O árbitro holandês, Van Ravens, era um bocado para o ignorante em relação aos novos regulamentos estabelecidos pela UEFA no caso de empates na eliminatória. Já se tinha posto de parte a embirrenta decisão por moeda ao ar, valia, segundo achou o juiz, o recurso às grandes penalidades. E assim se fez, segundo as suas instruções. Damas, o meu querido amigo Vítor Damas, O Charuto, diminuiu a sua baliza ao mínimo tamanho possível. E, calmo e tranquilo, entre os postes, assumiu o seu posto de figura fundamental do jogo. Defendeu três penáltis. Spoting, 3 -Rangers, 0. O público, louco de alegria, atirou-se à festa do apuramento, invadiu o relvado e levou os seus em ombros. Mas, uma voz matreira, de grilo-falante, levantou a suspeita – “Olhem que não é assim. Não vale. Agora já contam os golos marcados fora. O árbitro não tinha nada que mandar marcar as grandes penalidades. 3-2 contra 3-4; façam as contas”.
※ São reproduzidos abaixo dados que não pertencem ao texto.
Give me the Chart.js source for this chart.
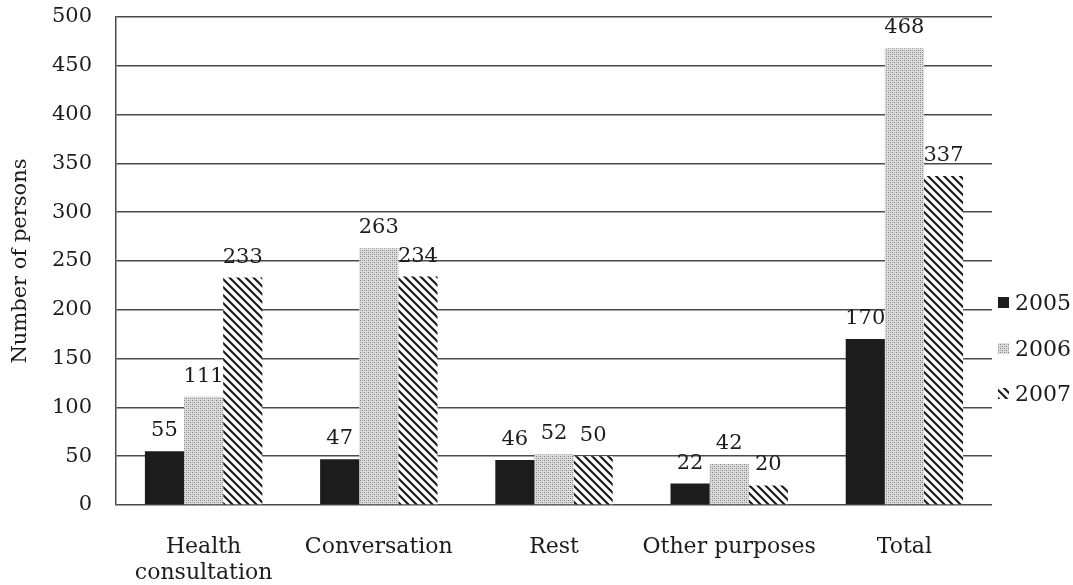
<!DOCTYPE html>
<html>
<head>
<meta charset="utf-8">
<script src="https://cdn.jsdelivr.net/npm/chart.js@4.4.1/dist/chart.umd.min.js"></script>
<style>
  html, body { margin: 0; padding: 0; background: #fff; }
  #wrap { width: 1073px; height: 585px; }
</style>
</head>
<body>
<div id="wrap"><canvas id="c" width="1073" height="585"></canvas></div>
<script>
// Visitors by purpose of visit, per year
const categories = [["Health", "consultation"], "Conversation", "Rest", "Other purposes", "Total"];
const years = ["2005", "2006", "2007"];
const values2005 = [55, 47, 46, 22, 170];
const values2006 = [111, 263, 52, 42, 468];
const values2007 = [233, 234, 50, 20, 337];
const yTicks = [0, 50, 100, 150, 200, 250, 300, 350, 400, 450, 500];

const FONT = "'DejaVu Serif', 'Liberation Serif', serif";
const INK = '#1c1c1c';
const GRID = '#4a4a4a';

// Fill textures
function dotPattern() {
  const t = document.createElement('canvas');
  t.width = 4; t.height = 4;
  const g = t.getContext('2d');
  g.fillStyle = '#dcdcdc';
  g.fillRect(0, 0, 4, 4);
  g.fillStyle = '#808080';
  g.fillRect(0, 0, 1, 1);
  g.fillRect(2, 2, 1, 1);
  g.fillStyle = '#a8a8a8';
  g.fillRect(2, 0, 1, 1);
  g.fillRect(0, 2, 1, 1);
  return g.createPattern(t, 'repeat');
}
function hatchPattern() {
  const s = 8;
  const t = document.createElement('canvas');
  t.width = s; t.height = s;
  const g = t.getContext('2d');
  g.fillStyle = '#ffffff';
  g.fillRect(0, 0, s, s);
  g.strokeStyle = '#1c1c1c';
  g.lineWidth = 2.2;
  g.beginPath();
  g.moveTo(-2, -2); g.lineTo(s + 2, s + 2);
  g.moveTo(-2, s - 2); g.lineTo(2, s + 2);
  g.moveTo(s - 2, -2); g.lineTo(s + 2, 2);
  g.stroke();
  return g.createPattern(t, 'repeat');
}

const fills = [INK, dotPattern(), hatchPattern()];
const seriesValues = [values2005, values2006, values2007];

// Value labels above each bar
const valueLabels = {
  id: 'valueLabels',
  afterDatasetsDraw(chart) {
    const ctx = chart.ctx;
    ctx.save();
    ctx.font = '21px ' + FONT;
    ctx.fillStyle = INK;
    ctx.textAlign = 'center';
    ctx.textBaseline = 'alphabetic';
    chart.data.datasets.forEach((ds, i) => {
      chart.getDatasetMeta(i).data.forEach((bar, j) => {
        ctx.fillText(String(ds.data[j]), bar.x, bar.y - 15);
      });
    });
    ctx.restore();
  }
};

// Legend column at the right of the plot
const sideLegend = {
  id: 'sideLegend',
  afterDraw(chart) {
    const ctx = chart.ctx;
    const x0 = chart.chartArea.right + 6;
    const yCenters = [303, 349, 394];
    ctx.save();
    ctx.font = '22px ' + FONT;
    ctx.textBaseline = 'middle';
    chart.data.datasets.forEach((ds, i) => {
      const y = yCenters[i];
      ctx.fillStyle = ds.backgroundColor;
      ctx.fillRect(x0, y - 6, 11, 11);
      ctx.fillStyle = INK;
      ctx.fillText(ds.label, x0 + 17, y + 1);
    });
    ctx.restore();
  }
};

new Chart(document.getElementById('c'), {
  type: 'bar',
  data: {
    labels: categories,
    datasets: years.map((y, i) => ({
      label: y,
      data: seriesValues[i],
      backgroundColor: fills[i],
      borderWidth: 0,
      categoryPercentage: 0.67,
      barPercentage: 1.0
    }))
  },
  options: {
    responsive: false,
    animation: false,
    devicePixelRatio: 1,
    layout: { padding: { top: 17, right: 81, left: 0, bottom: 0 } },
    plugins: {
      legend: { display: false },
      tooltip: { enabled: false }
    },
    scales: {
      x: {
        grid: { display: false },
        border: { display: false },
        ticks: {
          color: INK,
          font: { family: FONT, size: 22, lineHeight: 1.18 },
          padding: 21,
          maxRotation: 0,
          autoSkip: false
        },
        afterFit(scale) { scale.height = 80; }
      },
      y: {
        min: 0,
        max: 500,
        afterBuildTicks(scale) { scale.ticks = yTicks.map(v => ({ value: v })); },
        grid: { color: GRID, lineWidth: 1.5, tickLength: 0, drawTicks: false },
        border: { display: true, color: GRID, width: 1.5 },
        ticks: {
          color: INK,
          font: { family: FONT, size: 21 },
          padding: 24
        },
        title: {
          display: true,
          text: 'Number of persons',
          color: INK,
          font: { family: FONT, size: 21 },
          padding: { top: 8, bottom: 0 }
        },
        afterFit(scale) {
          scale.width = 116;
          scale.paddingTop = 0;
          scale.paddingBottom = 0;
        }
      }
    }
  },
  plugins: [valueLabels, sideLegend]
});
</script>
</body>
</html>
Atrapalhado André Ramirez, espanhol, delgado da UEFA ao jogo, verdadeiro responsável por toda esta situação, por não se ter inteirado do que, de facto, diziam os novos regulamentos, veio no final do encontro emendar a mão como podia: “Parece-me que estou certo na minha decisão. Mas, se calhar, o melhor é indagar junto da UEFA. Na minha visão do assunto, o prolongamento foi jogado em campo entretanto neutralizado. E, por causa disso, os golos fora não fazem parte da equação”.
Pouco jeito para arbitrar de um holandês e ainda menos jeito de um espanhol para se limpar da porcaria em que se houvera metido. Os dirigentes do Sporting, dr. Pereira da Silva e Abraão Sorin viajaram de imediato para a Suíça, para numa reunião com a cúpula da UEFA, resolverem o assunto. Levavam com eles uma proposta: a da repetição do jogo de Lisboa.
Não tiveram sorte. Diretamente de Berna, a UEFA lançou um comunicado confirmando o apuramento do Rangers em detrimento do Sporting. “O Rangers ganhou. As grandes penalidades não eram necessárias perante as regras agora em vigor. Assim sendo, a UEFA considera o Rangers vencedor da eliminatória, garantindo lugar nos quartos-de-final da prova”.
O Charuto irritava-se: “Eu a defender penáltis uns atrás dos outros e a festejar essas defesas e, afinal, a fazer figura de tolo. Uma situação que, depois daquela alegria toda, em comunhão com os adeptos, se tornou ridícula. Mas que defendi três grandes penalidades, defendi!” Era assim o Damas: grande até nos momentos que não valiam.